Astrocytes, glial cells of the central nervous system, are detectors and regulators of neuronal information processing. It is established that neuronal synapses are physical sites of intercellular contact that transmit and transform information in a very rapid and flexible way, playing a pivotal role for learning and memory formation as well as neurological diseases of the mammalian brain. Astrocytes are thought to integrate neuronal inputs and modulate information transfer between neurons. In particular, cytoplasmic calcium signaling in astrocytes is believed to be crucial for astrocyte-neuron communication. However, quantification of intracellular calcium signals in astrocytes is hindered by the complexity of their cell shape, that consists of a cell body sprouting a highly ramified set of large to very fine protrusions called processes. Until recently, the quantification of intracellular propagation of calcium signal in astrocytes with fluorescent calcium indicators has been restricted to two dimensions, either 2D cell cultures or 2D slicing of a 3D setup. However it is not clear what amount of information is lost by ignoring the 3rd dimension in these experiments.
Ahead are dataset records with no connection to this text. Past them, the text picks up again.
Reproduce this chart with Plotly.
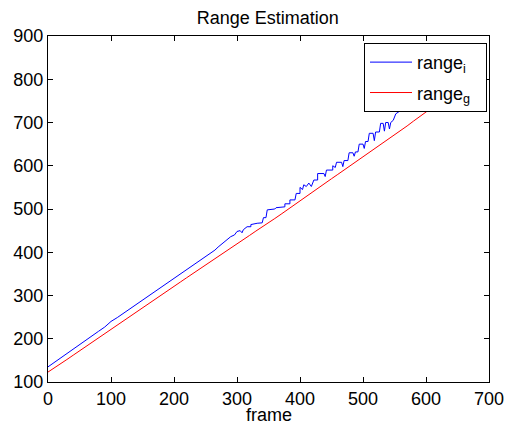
import plotly.graph_objects as go

# Estimated range (blue): frame numbers and values, with repeated frames at the jumps
blue_frame = [
    0, 10, 20, 30, 40, 50, 60, 70, 80, 90,
    100, 110, 120, 130, 140, 150, 160, 170, 180, 190,
    200, 210, 220, 230, 240, 250, 255, 260, 265, 270,
    275, 280, 285, 290, 296, 300, 305, 308, 310, 316,
    322, 322, 332, 340, 342, 346, 348, 360, 362, 370,
    376, 376, 384, 384, 392, 394, 400, 400, 404, 406,
    410, 414, 418, 422, 428, 428, 438, 440, 442, 452,
    452, 456, 458, 466, 468, 470, 476, 478, 484, 486,
    488, 492, 494, 500, 502, 504, 508, 510, 516, 518,
    520, 526, 528, 532, 534, 536, 540, 542, 544, 548,
    552, 560, 575, 590, 600,
]
blue_range = [
    135, 145, 155, 166, 175, 186, 196, 206, 217, 227,
    240, 249, 259, 270, 280, 289, 299, 309, 320, 330,
    340, 349, 359, 369, 380, 390, 394, 400, 405, 412,
    418, 425, 430, 436, 440, 448, 450, 445, 452, 459,
    459, 464, 467, 468, 480, 480, 498, 500, 503, 505,
    505, 512, 512, 521, 521, 536, 536, 550, 545, 556,
    552, 560, 552, 567, 567, 582, 582, 575, 590, 590,
    600, 596, 608, 608, 598, 612, 612, 630, 630, 622,
    632, 632, 650, 650, 640, 656, 656, 675, 675, 658,
    678, 678, 698, 698, 680, 700, 700, 685, 700, 705,
    720, 728, 745, 758, 770,
]

# Ground-truth range (red) sampled every 10 frames
red_frame = list(range(0, 650, 10))
red_range = [
    123, 132, 142, 152, 162, 172, 182, 192, 202, 212,
    222, 232, 243, 252, 262, 272, 282, 292, 302, 312,
    321, 331, 341, 351, 361, 371, 380, 390, 400, 410,
    419, 429, 439, 449, 458, 468, 478, 488, 498, 508,
    520, 530, 540, 550, 560, 570, 580, 590, 600, 610,
    620, 630, 640, 650, 660, 670, 681, 692, 703, 714,
    725, 735, 746, 756, 766,
]

x_ticks = [0, 100, 200, 300, 400, 500, 600, 700]
y_ticks = [100, 200, 300, 400, 500, 600, 700, 800, 900]

FONT = "Arial, Liberation Sans, Helvetica, sans-serif"
PAD = "&nbsp;" * 2

fig = go.Figure()
fig.add_trace(go.Scatter(
    x=blue_frame, y=blue_range, mode="lines",
    name="range<sub>i</sub>" + PAD, legendgroup="est",
    line=dict(color="#0000ff", width=1),
))
fig.add_trace(go.Scatter(
    x=red_frame, y=red_range, mode="lines",
    name="range<sub>g</sub>" + PAD, legendgroup="gt",
    line=dict(color="#ff0000", width=1),
))

axis_common = dict(
    showgrid=False, zeroline=False, showline=True, linecolor="black",
    linewidth=1, mirror="ticks", ticks="inside", ticklen=5,
    tickcolor="black", tickwidth=1, automargin=False,
    tickfont=dict(family=FONT, size=18, color="black"),
)

fig.update_layout(
    width=510, height=425,
    margin=dict(l=48, r=21, t=36, b=43),
    paper_bgcolor="white", plot_bgcolor="white",
    title=dict(text="Range Estimation", x=0.525, xanchor="center",
               y=0.958, yanchor="middle",
               font=dict(family=FONT, size=18, color="black")),
    xaxis=dict(range=[0, 700], tickvals=x_ticks, **axis_common),
    yaxis=dict(range=[100, 900], tickvals=y_ticks, **axis_common),
    legend=dict(x=0.9955, y=0.98, xanchor="right", yanchor="top",
                bgcolor="white", bordercolor="black", borderwidth=1,
                font=dict(family=FONT, size=18, color="black"),
                itemwidth=42, tracegroupgap=4),
    showlegend=True,
    annotations=[dict(
        text="frame", xref="paper", yref="paper", x=0.5, y=-0.095,
        xanchor="center", yanchor="middle", showarrow=False,
        font=dict(family=FONT, size=18, color="black"),
    )],
)

fig.write_html("out.html")
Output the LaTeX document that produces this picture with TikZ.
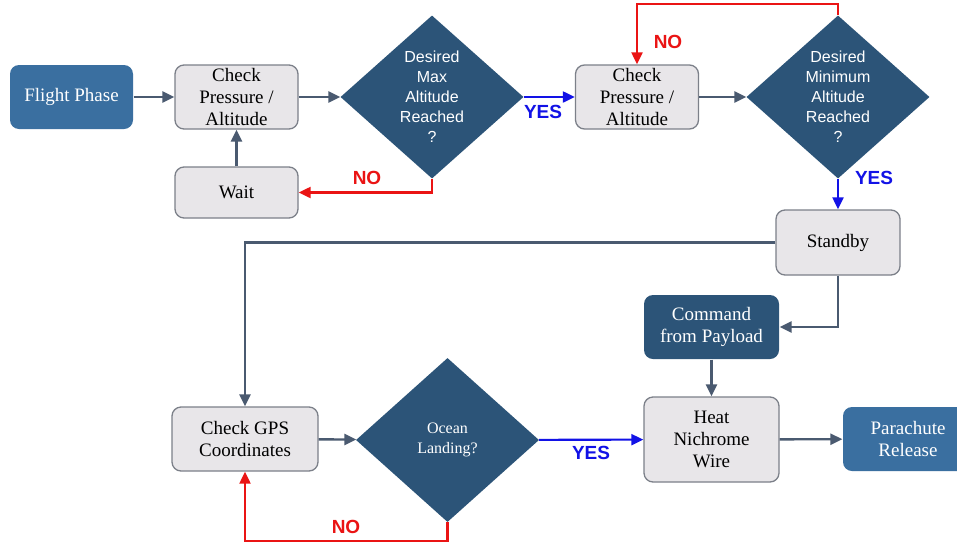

The emergent 3D Lattice Light Sheet Microscopy (LLSM) is a powerful and promising technology (voxel size: 250nm x 250nm x 700nm; acquisition time: 200 frames per second) to give a much more complete and refined view of the dynamic behavior of calcium signaling in astrocytes inside living brain slices and in the intact mouse brain in vivo. Unfortunately, we lack image analysis tools to locate, segment, track and quantify the propagation of those 3D calcium signals in very ramified cell shapes.

In this context, we have started to develop an image processing tool for neurobiologists that 1) detects and segments calcium signals in 3D+time LLSM images, and 2) classifies these signals based on their 3D space-time morphological characterization. To do so, we focus on 3D convolutional network and machine learning techniques.

Collaborators: V. Nägerl and M. Arizono (Interdisciplinary Institute for Neuroscience, Bordeaux),

                          H. Berry and A. Denisot (EPC beagle , Inria Rhone-Alpes).